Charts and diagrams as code
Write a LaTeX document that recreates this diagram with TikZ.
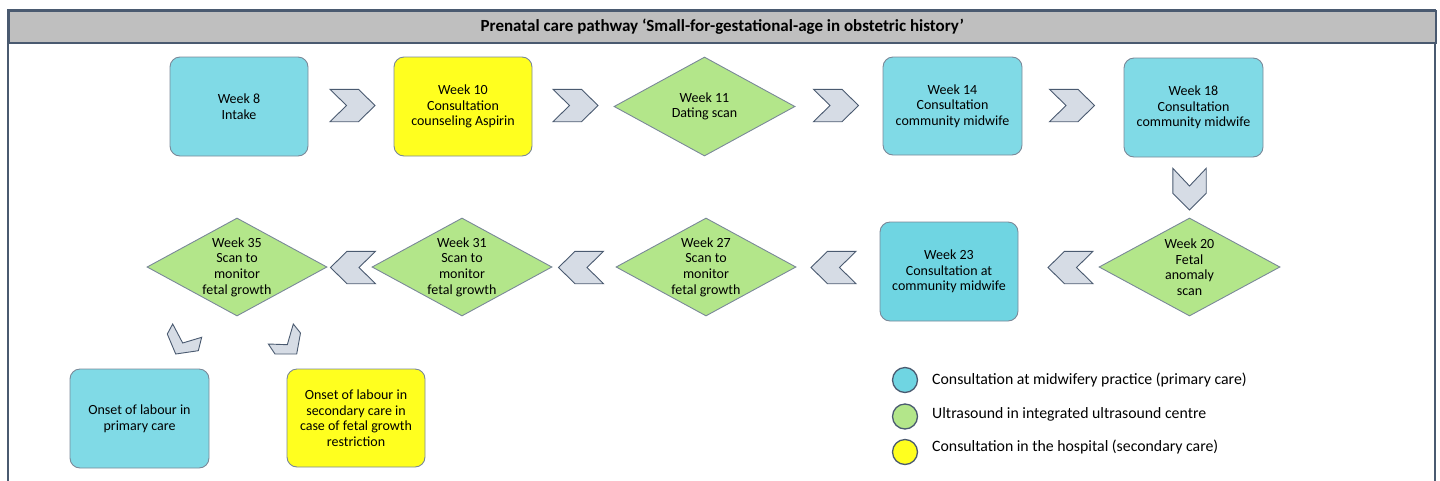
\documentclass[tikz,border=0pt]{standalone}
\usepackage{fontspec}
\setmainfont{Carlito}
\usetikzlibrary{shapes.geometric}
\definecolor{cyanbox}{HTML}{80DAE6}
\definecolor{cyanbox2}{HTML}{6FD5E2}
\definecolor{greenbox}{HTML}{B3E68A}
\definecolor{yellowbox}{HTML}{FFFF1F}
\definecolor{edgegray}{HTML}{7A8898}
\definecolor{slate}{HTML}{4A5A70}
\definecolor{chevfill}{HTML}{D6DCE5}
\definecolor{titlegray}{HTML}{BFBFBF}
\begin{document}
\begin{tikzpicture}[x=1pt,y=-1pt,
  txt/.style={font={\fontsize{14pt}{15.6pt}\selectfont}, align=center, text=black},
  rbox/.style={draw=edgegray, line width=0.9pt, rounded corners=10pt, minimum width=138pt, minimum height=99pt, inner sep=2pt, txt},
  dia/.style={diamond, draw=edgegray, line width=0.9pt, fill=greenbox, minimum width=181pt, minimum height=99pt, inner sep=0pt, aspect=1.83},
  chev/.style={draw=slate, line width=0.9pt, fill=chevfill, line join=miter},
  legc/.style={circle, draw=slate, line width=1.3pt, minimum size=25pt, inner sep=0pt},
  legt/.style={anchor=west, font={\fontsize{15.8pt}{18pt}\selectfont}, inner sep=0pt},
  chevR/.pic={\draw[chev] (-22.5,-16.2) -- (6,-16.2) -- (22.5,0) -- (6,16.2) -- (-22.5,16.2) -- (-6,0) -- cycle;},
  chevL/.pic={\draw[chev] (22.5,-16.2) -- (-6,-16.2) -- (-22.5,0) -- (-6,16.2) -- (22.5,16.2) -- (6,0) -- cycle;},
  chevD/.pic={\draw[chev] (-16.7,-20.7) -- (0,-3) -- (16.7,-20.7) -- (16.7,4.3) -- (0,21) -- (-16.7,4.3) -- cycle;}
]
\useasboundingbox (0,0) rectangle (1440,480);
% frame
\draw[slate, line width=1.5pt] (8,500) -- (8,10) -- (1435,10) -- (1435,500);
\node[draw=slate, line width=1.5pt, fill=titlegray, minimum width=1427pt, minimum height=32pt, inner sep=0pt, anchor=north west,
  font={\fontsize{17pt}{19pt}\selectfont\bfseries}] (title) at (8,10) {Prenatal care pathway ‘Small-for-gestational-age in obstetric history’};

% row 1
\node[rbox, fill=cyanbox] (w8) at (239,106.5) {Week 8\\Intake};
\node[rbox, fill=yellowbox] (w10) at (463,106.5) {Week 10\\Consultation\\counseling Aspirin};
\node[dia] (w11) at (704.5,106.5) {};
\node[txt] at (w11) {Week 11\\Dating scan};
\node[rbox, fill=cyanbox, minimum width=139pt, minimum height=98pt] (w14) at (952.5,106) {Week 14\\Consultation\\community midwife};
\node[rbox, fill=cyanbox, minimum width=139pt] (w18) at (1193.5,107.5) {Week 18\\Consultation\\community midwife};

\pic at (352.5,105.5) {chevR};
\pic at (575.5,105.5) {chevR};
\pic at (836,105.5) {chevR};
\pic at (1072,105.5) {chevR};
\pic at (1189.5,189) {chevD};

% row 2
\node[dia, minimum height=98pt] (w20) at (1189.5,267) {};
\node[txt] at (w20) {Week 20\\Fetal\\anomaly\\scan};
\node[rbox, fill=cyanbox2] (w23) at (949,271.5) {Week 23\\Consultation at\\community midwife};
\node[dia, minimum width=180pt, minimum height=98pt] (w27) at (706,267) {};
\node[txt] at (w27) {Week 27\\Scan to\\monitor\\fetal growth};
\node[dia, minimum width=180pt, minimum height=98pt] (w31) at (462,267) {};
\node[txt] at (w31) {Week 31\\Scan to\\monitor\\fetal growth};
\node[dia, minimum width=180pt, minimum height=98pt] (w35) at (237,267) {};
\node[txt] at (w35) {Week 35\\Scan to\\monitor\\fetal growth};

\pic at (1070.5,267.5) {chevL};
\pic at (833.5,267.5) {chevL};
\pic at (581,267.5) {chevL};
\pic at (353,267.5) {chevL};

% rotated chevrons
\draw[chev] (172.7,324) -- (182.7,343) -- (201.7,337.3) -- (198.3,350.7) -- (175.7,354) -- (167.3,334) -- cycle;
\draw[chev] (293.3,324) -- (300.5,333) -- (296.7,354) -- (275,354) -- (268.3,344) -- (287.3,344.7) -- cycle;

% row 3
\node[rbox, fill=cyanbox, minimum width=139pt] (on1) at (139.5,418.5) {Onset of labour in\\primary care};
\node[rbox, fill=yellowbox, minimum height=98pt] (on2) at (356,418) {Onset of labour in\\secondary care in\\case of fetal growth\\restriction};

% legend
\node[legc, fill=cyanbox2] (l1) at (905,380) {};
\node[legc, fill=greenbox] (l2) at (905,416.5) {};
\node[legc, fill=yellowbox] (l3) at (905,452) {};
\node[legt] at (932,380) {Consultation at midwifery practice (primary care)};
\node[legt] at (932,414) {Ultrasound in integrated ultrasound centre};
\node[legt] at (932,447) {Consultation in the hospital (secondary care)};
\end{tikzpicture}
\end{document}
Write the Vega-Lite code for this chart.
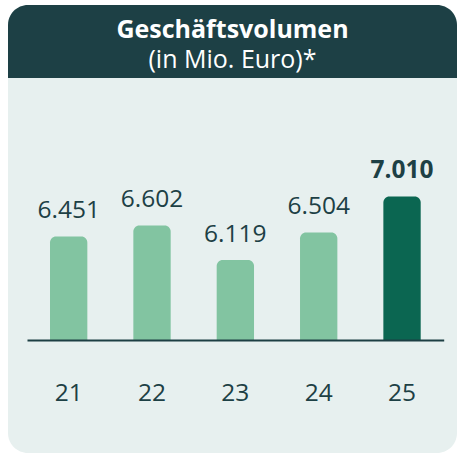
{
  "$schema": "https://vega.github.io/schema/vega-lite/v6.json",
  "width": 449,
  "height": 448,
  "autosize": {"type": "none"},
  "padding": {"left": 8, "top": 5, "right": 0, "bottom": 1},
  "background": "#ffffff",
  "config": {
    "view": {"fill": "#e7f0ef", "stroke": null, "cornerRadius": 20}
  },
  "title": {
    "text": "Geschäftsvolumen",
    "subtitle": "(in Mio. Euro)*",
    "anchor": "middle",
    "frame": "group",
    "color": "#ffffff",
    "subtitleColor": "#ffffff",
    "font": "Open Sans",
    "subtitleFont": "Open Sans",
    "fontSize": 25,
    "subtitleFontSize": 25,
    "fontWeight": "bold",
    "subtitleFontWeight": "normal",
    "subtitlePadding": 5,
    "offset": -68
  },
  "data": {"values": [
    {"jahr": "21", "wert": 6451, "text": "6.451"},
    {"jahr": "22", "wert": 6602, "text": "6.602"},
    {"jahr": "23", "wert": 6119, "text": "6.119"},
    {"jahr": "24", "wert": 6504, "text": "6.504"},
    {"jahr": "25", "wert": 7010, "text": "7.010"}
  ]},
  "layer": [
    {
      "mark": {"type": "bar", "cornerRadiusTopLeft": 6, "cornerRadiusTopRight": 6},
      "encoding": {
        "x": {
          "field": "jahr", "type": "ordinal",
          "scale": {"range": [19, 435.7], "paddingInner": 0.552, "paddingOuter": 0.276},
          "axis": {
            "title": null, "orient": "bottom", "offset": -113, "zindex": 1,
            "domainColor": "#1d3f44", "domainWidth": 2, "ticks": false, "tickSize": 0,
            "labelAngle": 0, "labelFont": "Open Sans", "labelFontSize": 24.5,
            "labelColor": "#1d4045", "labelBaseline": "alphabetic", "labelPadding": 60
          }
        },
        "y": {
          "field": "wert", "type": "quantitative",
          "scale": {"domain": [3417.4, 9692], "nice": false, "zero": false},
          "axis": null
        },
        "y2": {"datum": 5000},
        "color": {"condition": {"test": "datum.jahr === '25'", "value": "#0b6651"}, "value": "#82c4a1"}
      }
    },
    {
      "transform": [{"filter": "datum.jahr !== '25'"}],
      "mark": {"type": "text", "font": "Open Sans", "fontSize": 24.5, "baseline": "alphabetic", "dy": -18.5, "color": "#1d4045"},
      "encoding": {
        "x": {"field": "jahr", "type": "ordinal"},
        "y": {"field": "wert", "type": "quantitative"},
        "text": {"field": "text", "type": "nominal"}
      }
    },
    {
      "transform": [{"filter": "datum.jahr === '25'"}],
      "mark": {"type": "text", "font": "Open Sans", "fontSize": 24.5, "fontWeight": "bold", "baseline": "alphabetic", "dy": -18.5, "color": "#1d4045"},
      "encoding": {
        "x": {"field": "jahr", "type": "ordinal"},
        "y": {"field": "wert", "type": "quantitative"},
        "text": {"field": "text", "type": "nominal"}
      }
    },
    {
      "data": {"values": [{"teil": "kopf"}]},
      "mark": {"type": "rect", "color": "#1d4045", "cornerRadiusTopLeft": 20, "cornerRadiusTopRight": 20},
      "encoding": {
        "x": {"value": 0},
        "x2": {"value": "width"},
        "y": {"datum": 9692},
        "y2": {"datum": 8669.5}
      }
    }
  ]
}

_INSTRUCTION_
Select and copy every line of the listing with the word "this".

_SOLUTION_
Write a LaTeX document that recreates this diagram with TikZ.
Write the Vega-Lite code for this chart.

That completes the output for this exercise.